Tuesday, April 3, 2012

An afternoon with Wendell Berry

I've written about Wendell Berry before. This past Saturday I was able to see him for the first time. There's something rather fascinating about stepping into a small town along the Ohio River, where the community has a yearly book club. Can you imagine walking to get the mail and asking your neighbor, "Have you read the book yet?" Or asking fellow parishioners, the grocery store clerk or the mailman?

So, this is the small town community I traveled to for this particular event -- a book club with the author.

Wendell Berry, with his sparkling blue eyes, incredible wisdom concerning the reality of our world and his dose of hope amidst the craziness of modernity addressed us all in the public library. (If they had more people than the room could hold, arrangements had already been made for all present to walk a few feet to the church, which could accommodate more.) And with his 77 years of experience of living, Mr. Berry proceeded to share some thoughts, many instigated by questions from the audience.

This might seem a bit random, but the thoughts he shared on Saturday might be just the little push you need to pick up "Hannah Coulter" or some other work of Wendell Berry to get a sense of his thought. He's not a Catholic, nor is he explicitly teaching about Theology of the Body or marriage and family, but his ideas implicitly form and educate along the same lines.

So, from Mr. Berry --

  • After World War II, industrialization affected everything -- agriculture, entertainment, health care. Local people stopped telling local stories and instead talked about what they saw on television. That's a profound change. Real culture consists of conversations between old people and young people. Without that, something is really lost.
  • There are two parts to what has happened in our cultural clashes right now. There are people who would like to see communities remade. This often begins with a desire for local food, which turns into something social. People come to the farmer's market and spend the day talking with each other. This is hope-giving. Secondly, there is outside pressure -- fuel costs, long commutes, etc. So, the pressure on the outside and the effort on the inside can end in good together, but are the people on the inside together enough before the pressures on the outside become too great?
  • Leadership from the bottom is people who see something needs doing and just do it.
  • It's getting harder to mature. One reason is that the experience of young people is too uniform (manufactured or media-driven, but not local). We also surround young people with so many alternatives. To say you can be anything you want to be is a horrible lie from the start. I could never be a ballet dancer. In Amish communities, for example, the kids don't have such a scattered mind of who they're going to be. We now have the idea that you have no appointed place to go, no vocation (no calling). We now have a kid cast loose into the economy for just a job.
  • Hope is a virtue, which means it's not optional. You're expected to have it. If you're concerned with the issues I'm concerned with, you're going to come to the limit of your hope and you're going to need some more.
  • The word "inevitable" I hate ... That's a lazy person's word.
  • On the role of education -- My education implied all along that you can't amount to anything from a place like where I came from. I think it is a good idea to leave. I wouldn't want any of my children to stay without leaving first. But if you think to make the people at home in the place where the education is happening, then the education would look a lot different. Instead of departmentalized specializations, it would be a conversation among disciplines. Higher education has been oversold by the higher education institutions. The president is the CEO. Their success is reckoned by the number of buildings they have. Children of farmers can't become farmers after college because they're too in-debt to farm.
Learn more about Wendell Berry here. But Mr. Berry wouldn't learn from the Internet, so be sure to buy one of his books to really learn more.

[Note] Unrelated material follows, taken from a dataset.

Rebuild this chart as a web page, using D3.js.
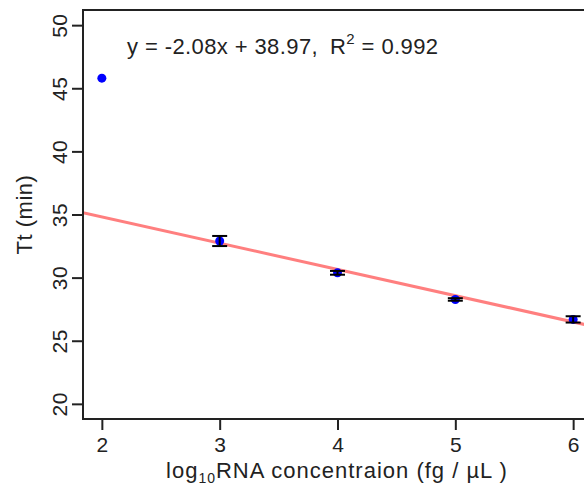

  1. Thanks for sharing your experience of attending the talk by Wendell and reporting on some of his observations and thoughts. Very interesting.

    I'm a big fan of Wendell Berry and gave been busy buying and reading his collections of essays over the last half year. I've yet to read any of his fiction but this obviously must be my next step. Your blog on Hannah Coulter certainly makes a compelling case to make this a top of the list read. I've heard very positive reports on Jayber Crow, so it could be a tough decision as to which I invest in first. Any views on the latter book?

  2. Mark, thank you for your comments. I have also read, "Jayber Crow." I enjoyed it, but personally found "Hannah Coulter" more intriguing or perhaps relatable. It's really a matter of personal preference, as both are excellent works. In terms of practicality, "Hannah Coulter" is significantly shorter than "Jayber Crow," so if time is a concern, it might be a better entree it his fiction.

  3. This is a gem. Thank you very much. I found his comments on education especially useful.